In 2010 Tantoo was inducted as a Member into the Order of Canada for her outstanding contributions. Other honours include a National Aboriginal Achievement award, the Harvard University Sunhill Award for excellence in Aboriginal film making and four honorary doctorates.
Sharon Karp, Editor
Sharon Karp has edited documentaries for over forty years, beginning with the original Kartemquin collective. Sharon recently directed and edited A Song For You, about her family's heroic escape from the Nazi's. Among her award-winning films are the Emmy-nominated Silent Pioneers, Chicago Film Festival Silver Hugo Winner The Chicago Maternity Center Story, and Return of Navajo Boy, a Sundance Film Festival official selection. Her most recent projects include Standing Silent Nation, a Pare Lorenz nominee, The Innocent, winner of the Crystal Heart Award for documentary feature, about people wrongly sentenced to death, and Burnt Oranges, winner of the Cine Golden Eagle Award, about state terrorism in Argentina during the 1970's. Sharon owns aMedia Monster in Chicago, IL, which provides full-service production and editing services.
Courtney Hermann, Co-Producer
Courtney Hermann is an award-winning independent documentary filmmaker and film and video educator from Portland, Oregon. Her most recent independent films include Exotic World and the Burlesque Revival (2012), and Standing Silent Nation (2007). Exotic World and the Burlesque Revival (2012) enjoyed a World Premiere in Summer 2012 at dOCUMENTA13, in Kassel, Germany, and is currently in film festival and DVD distribution. Standing Silent Nation (2007) aired nationally on PBS’s Emmy-award winning documentary series, POV, was favorably reviewed by The New York Times, and won the audience award at several film festivals, including the Sedona International Film Festival. The film was featured daily at the Smithsonian Institution’s Museum of the American Indian in Washington, D.C. in July 2008.

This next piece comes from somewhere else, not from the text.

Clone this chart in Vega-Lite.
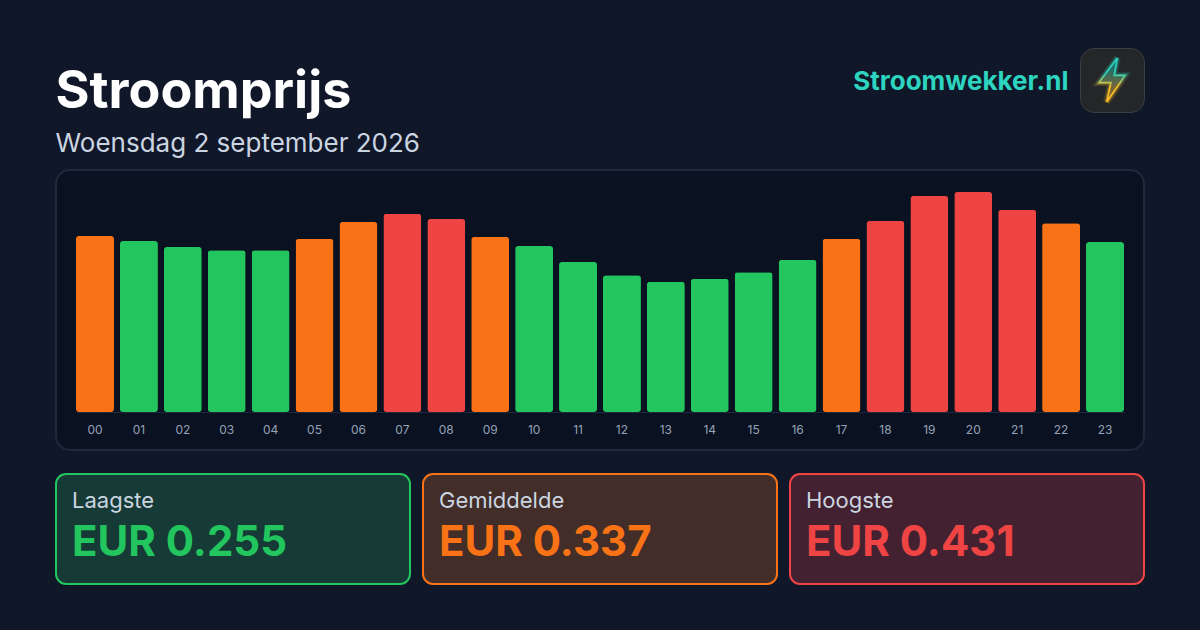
{
  "$schema": "https://vega.github.io/schema/vega-lite/v6.json",
  "background": "#0f1729",
  "padding": {"left": 55, "top": 43, "right": 56, "bottom": 45},
  "config": {"font": "Inter", "view": {"stroke": null}},
  "datasets": {
    "uren": [
      {"uur": "00", "prijs": 0.345, "niveau": "midden"},
      {"uur": "01", "prijs": 0.335, "niveau": "laag"},
      {"uur": "02", "prijs": 0.323, "niveau": "laag"},
      {"uur": "03", "prijs": 0.317, "niveau": "laag"},
      {"uur": "04", "prijs": 0.317, "niveau": "laag"},
      {"uur": "05", "prijs": 0.339, "niveau": "midden"},
      {"uur": "06", "prijs": 0.372, "niveau": "midden"},
      {"uur": "07", "prijs": 0.388, "niveau": "hoog"},
      {"uur": "08", "prijs": 0.378, "niveau": "hoog"},
      {"uur": "09", "prijs": 0.343, "niveau": "midden"},
      {"uur": "10", "prijs": 0.325, "niveau": "laag"},
      {"uur": "11", "prijs": 0.294, "niveau": "laag"},
      {"uur": "12", "prijs": 0.268, "niveau": "laag"},
      {"uur": "13", "prijs": 0.255, "niveau": "laag"},
      {"uur": "14", "prijs": 0.261, "niveau": "laag"},
      {"uur": "15", "prijs": 0.274, "niveau": "laag"},
      {"uur": "16", "prijs": 0.298, "niveau": "laag"},
      {"uur": "17", "prijs": 0.339, "niveau": "midden"},
      {"uur": "18", "prijs": 0.374, "niveau": "hoog"},
      {"uur": "19", "prijs": 0.423, "niveau": "hoog"},
      {"uur": "20", "prijs": 0.431, "niveau": "hoog"},
      {"uur": "21", "prijs": 0.396, "niveau": "hoog"},
      {"uur": "22", "prijs": 0.37, "niveau": "midden"},
      {"uur": "23", "prijs": 0.333, "niveau": "laag"}
    ]
  },
  "spacing": 22,
  "vconcat": [
    {
      "spacing": 11,
      "vconcat": [
        {
          "spacing": 11,
          "bounds": "flush",
          "hconcat": [
            {
              "width": 1013,
              "height": 110,
              "layer": [
                {
                  "data": {"values": [{"tekst": "Stroomprijs"}]},
                  "mark": {"type": "text", "align": "left", "baseline": "middle", "dx": -507, "dy": -11, "fontSize": 52, "fontWeight": 700, "color": "#ffffff"},
                  "encoding": {"text": {"field": "tekst"}}
                },
                {
                  "data": {"values": [{"tekst": "Woensdag 2 september 2026"}]},
                  "mark": {"type": "text", "align": "left", "baseline": "middle", "dx": -507, "dy": 41, "fontSize": 26, "color": "#cbd5e1"},
                  "encoding": {"text": {"field": "tekst"}}
                },
                {
                  "data": {"values": [{"tekst": "Stroomwekker.nl"}]},
                  "mark": {"type": "text", "align": "right", "baseline": "middle", "dx": 506, "dy": -21, "fontSize": 26, "fontWeight": 700, "color": "#2dd4bf"},
                  "encoding": {"text": {"field": "tekst"}}
                }
              ]
            },
            {
              "width": 64,
              "height": 64,
              "view": {"fill": "#252628", "stroke": "#3b3e43", "strokeWidth": 1, "cornerRadius": 14},
              "data": {"values": [{"logo": "bliksem"}]},
              "layer": [
                {
                  "mark": {
                    "type": "point",
                    "filled": false,
                    "size": 1936,
                    "strokeWidth": 7,
                    "opacity": 0.14,
                    "shape": "M0.24,-1L-0.59,0.12L-0.05,0.12L-0.24,1L0.59,-0.21L0.1,-0.21Z",
                    "stroke": {"gradient": "linear", "x1": 0, "y1": 0, "x2": 0, "y2": 1, "stops": [{"offset": 0.35, "color": "#2dd4bf"}, {"offset": 0.65, "color": "#fbbf24"}]}
                  },
                  "encoding": {}
                },
                {
                  "mark": {
                    "type": "point",
                    "filled": false,
                    "size": 1936,
                    "strokeWidth": 4,
                    "opacity": 0.3,
                    "shape": "M0.24,-1L-0.59,0.12L-0.05,0.12L-0.24,1L0.59,-0.21L0.1,-0.21Z",
                    "stroke": {"gradient": "linear", "x1": 0, "y1": 0, "x2": 0, "y2": 1, "stops": [{"offset": 0.35, "color": "#2dd4bf"}, {"offset": 0.65, "color": "#fbbf24"}]}
                  },
                  "encoding": {}
                },
                {
                  "mark": {
                    "type": "point",
                    "filled": true,
                    "size": 1936,
                    "strokeWidth": 1.6,
                    "opacity": 1,
                    "shape": "M0.24,-1L-0.59,0.12L-0.05,0.12L-0.24,1L0.59,-0.21L0.1,-0.21Z",
                    "fill": {"gradient": "linear", "x1": 0, "y1": 0, "x2": 0, "y2": 1, "stops": [{"offset": 0.25, "color": "#22706c"}, {"offset": 0.7, "color": "#7d6433"}]},
                    "stroke": {"gradient": "linear", "x1": 0, "y1": 0, "x2": 0, "y2": 1, "stops": [{"offset": 0.35, "color": "#2dd4bf"}, {"offset": 0.65, "color": "#fbbf24"}]}
                  },
                  "encoding": {}
                }
              ]
            }
          ]
        },
        {
          "width": 1088,
          "height": 280,
          "view": {"fill": "#0a1120", "stroke": "#1e293b", "strokeWidth": 2, "cornerRadius": 14},
          "data": {"name": "uren"},
          "mark": {"type": "bar", "cornerRadius": 3},
          "encoding": {
            "x": {
              "field": "uur",
              "type": "ordinal",
              "scale": {"range": [20, 1068], "paddingInner": 0.135, "paddingOuter": 0},
              "axis": {"title": null, "labelAngle": 0, "offset": -38, "ticks": false, "domainColor": "#1e293b", "labelColor": "#94a3b8", "labelFontSize": 12, "labelPadding": 12, "zindex": 1}
            },
            "y": {
              "field": "prijs",
              "type": "quantitative",
              "scale": {"domain": [-0.0745, 0.4741], "nice": false, "zero": false},
              "axis": null
            },
            "color": {
              "field": "niveau",
              "type": "nominal",
              "scale": {"domain": ["laag", "midden", "hoog"], "range": ["#22c55e", "#f97316", "#ef4444"]},
              "legend": null
            }
          }
        }
      ]
    },
    {
      "spacing": 13,
      "bounds": "flush",
      "hconcat": [
        {
          "width": 354,
          "height": 110,
          "view": {"fill": "#163a35", "stroke": "#22c55e", "strokeWidth": 2, "cornerRadius": 10},
          "layer": [
            {
              "data": {"values": [{"tekst": "Laagste"}]},
              "mark": {"type": "text", "align": "left", "baseline": "middle", "dx": -161, "dy": -28, "fontSize": 22, "color": "#cbd5e1"},
              "encoding": {"text": {"field": "tekst"}}
            },
            {
              "data": {"values": [{"tekst": "EUR 0.255"}]},
              "mark": {"type": "text", "align": "left", "baseline": "middle", "dx": -161, "dy": 14, "fontSize": 42, "fontWeight": 700, "color": "#22c55e"},
              "encoding": {"text": {"field": "tekst"}}
            }
          ]
        },
        {
          "width": 354,
          "height": 110,
          "view": {"fill": "#422d28", "stroke": "#f97316", "strokeWidth": 2, "cornerRadius": 10},
          "layer": [
            {
              "data": {"values": [{"tekst": "Gemiddelde"}]},
              "mark": {"type": "text", "align": "left", "baseline": "middle", "dx": -161, "dy": -28, "fontSize": 22, "color": "#cbd5e1"},
              "encoding": {"text": {"field": "tekst"}}
            },
            {
              "data": {"values": [{"tekst": "EUR 0.337"}]},
              "mark": {"type": "text", "align": "left", "baseline": "middle", "dx": -161, "dy": 14, "fontSize": 42, "fontWeight": 700, "color": "#f97316"},
              "encoding": {"text": {"field": "tekst"}}
            }
          ]
        },
        {
          "width": 354,
          "height": 110,
          "view": {"fill": "#432130", "stroke": "#ef4444", "strokeWidth": 2, "cornerRadius": 10},
          "layer": [
            {
              "data": {"values": [{"tekst": "Hoogste"}]},
              "mark": {"type": "text", "align": "left", "baseline": "middle", "dx": -161, "dy": -28, "fontSize": 22, "color": "#cbd5e1"},
              "encoding": {"text": {"field": "tekst"}}
            },
            {
              "data": {"values": [{"tekst": "EUR 0.431"}]},
              "mark": {"type": "text", "align": "left", "baseline": "middle", "dx": -161, "dy": 14, "fontSize": 42, "fontWeight": 700, "color": "#ef4444"},
              "encoding": {"text": {"field": "tekst"}}
            }
          ]
        }
      ]
    }
  ]
}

Rosebud White Plume, Lakota Media Project
Rosebud is Oglala Lakota, and has been involved in film making since her teenage years, creating video shorts on Lakota Way of Life, as well as videos which reflect current social issues on her homeland. She utilizes social media to educate and inform her peers and many relatives. After elementary school, Rosebud was home schooled by her parents and older siblings. She has performed the pow-wow Fancy Dance in dance troupes across America, sharing her Lakota music and dance. Rosebud toured Europe with her father, Alex, promoting Industrial Hemp as a solution to the fossil fuel industry and a land friendly agricultural option. Rosebud is a stay at home wife and mother, raising her children in the Lakota Way of Life.
Rosebud is the main force behind the Lakota Media Project. Watch their trailer here.
Reuben Cruz, Writer / Outreach / Graphics
Reuben is a Pee Posh, Maricopa, Quechan father/musician/poet/organizer/humanist from the Gila River Nation near Phoenix, AZ. He documents stories of love and circumstance gathered from places he’s seen or lived. As an emcee (Che Christ), he uses his storytelling skills to bring messages of social justice and respect for all peoples through positive hip-hop music. Reuben teaches writing workshops with youth in urban centers and in Native communities. He collaborates on events that use film, art and music to celebrate contemporary activist movements. As a member of Prairie Dust Films, Reuben works as story consultant, writer, sound recordist, artist and post-production assistant on feature documentaries, including, Crying Earth Rise Up. He is also involved in outreach with Standing Silent Nation.
About Prairie Dust Films
Founded in 2002, the mission of Prairie Dust Films is to create media that engages audiences and inspires creative solutions for positive social change. We collaborate with musicians, artists, designers and educators to reach new audiences. Our films have screened in festivals, at schools, libraries, museums, community centers and on national television. Aside from our film work, Prairie Dust Films mentors Native youth in the Lakota Media Project.
About Owe Aku
Owe Aku works to bring back our way of life which includes humanity’s role in nature: we are a part of it, not outside of it, not having dominion over it. To achieve this Owe Aku works to stop mining that contaminates our water and land. Owe Aku has reestablished programs that utilize the wisdom of our ancestors in combatting the effects of inter-generational trauma caused by colonization and the intentional attempts for hundreds of years to destroy our culture.
About Vision Maker Media
Vision Maker Media shares Native stories with the world that represent the cultures, experiences, and values of American Indians and Alaska Natives.
About The Lakota Media Project
An initiative of Owe Aku and Prairie Dust Films, the LMP began in 2003 to mentor Lakota youth and women on documentary filmmaking. The LMP creates projects that complement social justice and activism work happening on the Pine Ridge Reservation. The work of LMP on different issues benefits the Tribal Nations’ population and beyond, through the distribution of educational materials about Native issues from a Native perspective with a Native voice. Although LMP suffered a devastating loss when they lost almost all their equipment, footage and archives in a house fire in 2007, the stories exist in the minds of participants and their activism continues. Little by little the work goes on. The Lakota Media Project is collaborating on Crying Earth Rise Up. They work on production, editing, and music.